[Task directions]:
Output every line exactly as written. Leave out pictures.

[Dataset extract]:
_ _ _ _ _

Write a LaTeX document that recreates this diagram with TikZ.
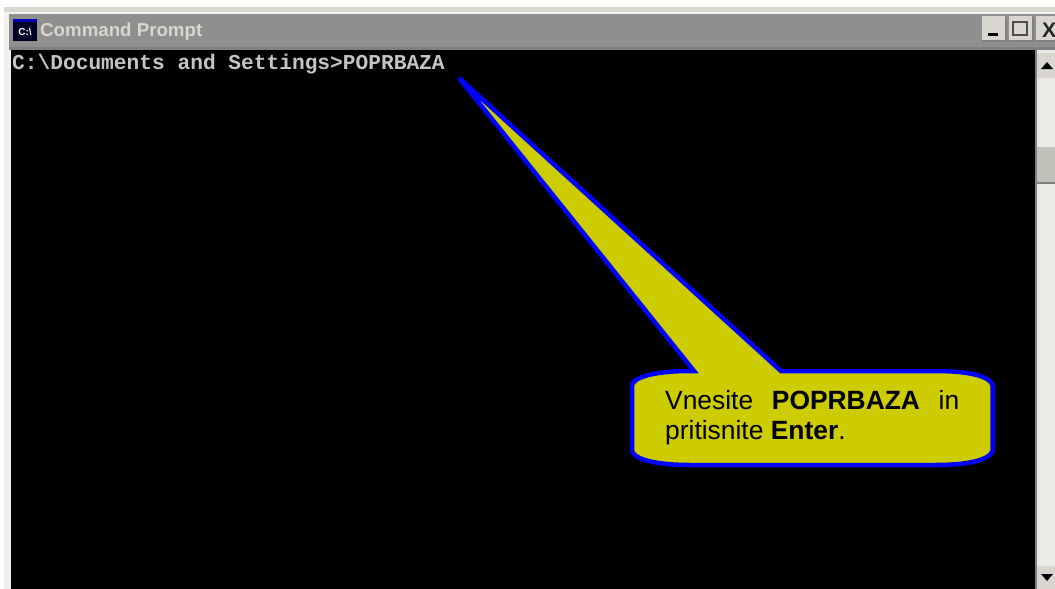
\documentclass[tikz,border=0pt]{standalone}
\usepackage{fontspec}
\setmainfont{Liberation Sans}
\newfontfamily\monof{Liberation Mono}
\definecolor{calloutfill}{HTML}{CCCC00}
\definecolor{calloutline}{HTML}{0000FF}
\definecolor{titlebar}{HTML}{8F8F8F}
\definecolor{chrome}{HTML}{D8D6CE}
\definecolor{trackc}{HTML}{ECEAE4}
\definecolor{consoletext}{HTML}{C4C4C4}
\tikzset{
  btn/.style={fill=chrome,draw=none},
  btnshade/.style={fill=gray,draw=none},
  glyph/.style={fill=black,draw=none},
  btnlabel/.style={font=\fontsize{21}{21}\selectfont\bfseries,text=black!85,inner sep=0pt,anchor=base},
}
\begin{document}
\begin{tikzpicture}[x=1pt,y=-1pt]
\useasboundingbox (0,0) rectangle (1055,589);
\fill[white] (0,0) rectangle (1055,589);
% window frame
\fill[chrome!35!white] (4,7) rectangle (1055,589);
\fill[chrome] (4,7) rectangle (1055,12);
\fill[titlebar] (9,14) rectangle (1055,47);
\fill[gray] (9,47) rectangle (1055,50);
% console
\fill[black] (11,50) rectangle (1035,589);
% title icon
\fill[black!85!blue] (13,19) rectangle (37,41);
\fill[blue!70!black] (13,19) rectangle (37,22);
\node[inner sep=0pt,anchor=center,text=white] (icon) at (25,31.5) {\fontsize{10}{10}\selectfont\bfseries C:\textbackslash};
\node[inner sep=0pt,anchor=base west,text=chrome] (title) at (40,36) {\fontsize{18.7}{18.7}\selectfont\bfseries Command Prompt};
% buttons
\fill[btnshade] (982,18) rectangle (1007,42);
\fill[btnshade] (1009,18) rectangle (1034,42);
\fill[btnshade] (1036,18) rectangle (1055,42);
\fill[btn] (982,16) rectangle (1005,40);
\fill[btn] (1009,16) rectangle (1032,40);
\fill[btn] (1036,16) rectangle (1055,40);
\fill[glyph] (988,33) rectangle (998,36);
\draw[black!70,line width=2pt] (1013,22) rectangle (1027,35);
\node[btnlabel] (closeglyph) at (1049,37) {X};
% scrollbar
\fill[trackc] (1035,50) rectangle (1055,589);
\fill[gray] (1035,50) rectangle (1036.5,589);
\fill[btn] (1037,53) rectangle (1055,78);
\fill[glyph] (1041,69) -- (1053,69) -- (1047,62) -- cycle;
\fill[chrome!90!black] (1037,147) rectangle (1055,183);
\fill[gray] (1037,182) rectangle (1055,184);
\fill[btn] (1037,566) rectangle (1055,589);
\fill[glyph] (1041,574) -- (1053,574) -- (1047,581) -- cycle;
% console text
\node[inner sep=0pt,anchor=base west,text=consoletext] (cmd) at (12,69.5)
  {\monof\bfseries\fontsize{21.2}{21.2}\selectfont C:\textbackslash Documents and Settings>POPRBAZA};
% callout
\coordinate (tip) at (459,78);
\draw[line width=4.5pt,draw=calloutline,fill=calloutfill,line join=miter]
  (tip) -- (781,371) -- (935,371)
  .. controls (972,371) and (990,377) .. (992.5,385)
  -- (992.5,451)
  .. controls (990,459) and (972,465) .. (935,465)
  -- (690,465)
  .. controls (655,465) and (634,459) .. (632,451)
  -- (632,385)
  .. controls (634,377) and (655,371) .. (690,371)
  -- (694,371) -- cycle;
\node[inner sep=0pt,anchor=north west,text width=294pt,align=justify,text=black,font=\fontsize{26.4}{30}\selectfont] (label) at (665,388)
  {\strut Vnesite \textbf{POPRBAZA} in pritisnite \textbf{Enter}.\strut};
\end{tikzpicture}
\end{document}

_ _ _ _ _

[Problem solution]:
Write a LaTeX document that recreates this diagram with TikZ.
\documentclass[tikz,border=0pt]{standalone}
\usepackage{fontspec}
\setmainfont{Liberation Sans}
\newfontfamily\monof{Liberation Mono}
\definecolor{calloutfill}{HTML}{CCCC00}
\definecolor{calloutline}{HTML}{0000FF}
\definecolor{titlebar}{HTML}{8F8F8F}
\definecolor{chrome}{HTML}{D8D6CE}
\definecolor{trackc}{HTML}{ECEAE4}
\definecolor{consoletext}{HTML}{C4C4C4}
\tikzset{
  btn/.style={fill=chrome,draw=none},
  btnshade/.style={fill=gray,draw=none},
  glyph/.style={fill=black,draw=none},
  btnlabel/.style={font=\fontsize{21}{21}\selectfont\bfseries,text=black!85,inner sep=0pt,anchor=base},
}
\begin{document}
\begin{tikzpicture}[x=1pt,y=-1pt]
\useasboundingbox (0,0) rectangle (1055,589);
\fill[white] (0,0) rectangle (1055,589);
% window frame
\fill[chrome!35!white] (4,7) rectangle (1055,589);
\fill[chrome] (4,7) rectangle (1055,12);
\fill[titlebar] (9,14) rectangle (1055,47);
\fill[gray] (9,47) rectangle (1055,50);
% console
\fill[black] (11,50) rectangle (1035,589);
% title icon
\fill[black!85!blue] (13,19) rectangle (37,41);
\fill[blue!70!black] (13,19) rectangle (37,22);
\node[inner sep=0pt,anchor=center,text=white] (icon) at (25,31.5) {\fontsize{10}{10}\selectfont\bfseries C:\textbackslash};
\node[inner sep=0pt,anchor=base west,text=chrome] (title) at (40,36) {\fontsize{18.7}{18.7}\selectfont\bfseries Command Prompt};
% buttons
\fill[btnshade] (982,18) rectangle (1007,42);
\fill[btnshade] (1009,18) rectangle (1034,42);
\fill[btnshade] (1036,18) rectangle (1055,42);
\fill[btn] (982,16) rectangle (1005,40);
\fill[btn] (1009,16) rectangle (1032,40);
\fill[btn] (1036,16) rectangle (1055,40);
\fill[glyph] (988,33) rectangle (998,36);
\draw[black!70,line width=2pt] (1013,22) rectangle (1027,35);
\node[btnlabel] (closeglyph) at (1049,37) {X};
% scrollbar
\fill[trackc] (1035,50) rectangle (1055,589);
\fill[gray] (1035,50) rectangle (1036.5,589);
\fill[btn] (1037,53) rectangle (1055,78);
\fill[glyph] (1041,69) -- (1053,69) -- (1047,62) -- cycle;
\fill[chrome!90!black] (1037,147) rectangle (1055,183);
\fill[gray] (1037,182) rectangle (1055,184);
\fill[btn] (1037,566) rectangle (1055,589);
\fill[glyph] (1041,574) -- (1053,574) -- (1047,581) -- cycle;
% console text
\node[inner sep=0pt,anchor=base west,text=consoletext] (cmd) at (12,69.5)
  {\monof\bfseries\fontsize{21.2}{21.2}\selectfont C:\textbackslash Documents and Settings>POPRBAZA};
% callout
\coordinate (tip) at (459,78);
\draw[line width=4.5pt,draw=calloutline,fill=calloutfill,line join=miter]
  (tip) -- (781,371) -- (935,371)
  .. controls (972,371) and (990,377) .. (992.5,385)
  -- (992.5,451)
  .. controls (990,459) and (972,465) .. (935,465)
  -- (690,465)
  .. controls (655,465) and (634,459) .. (632,451)
  -- (632,385)
  .. controls (634,377) and (655,371) .. (690,371)
  -- (694,371) -- cycle;
\node[inner sep=0pt,anchor=north west,text width=294pt,align=justify,text=black,font=\fontsize{26.4}{30}\selectfont] (label) at (665,388)
  {\strut Vnesite \textbf{POPRBAZA} in pritisnite \textbf{Enter}.\strut};
\end{tikzpicture}
\end{document}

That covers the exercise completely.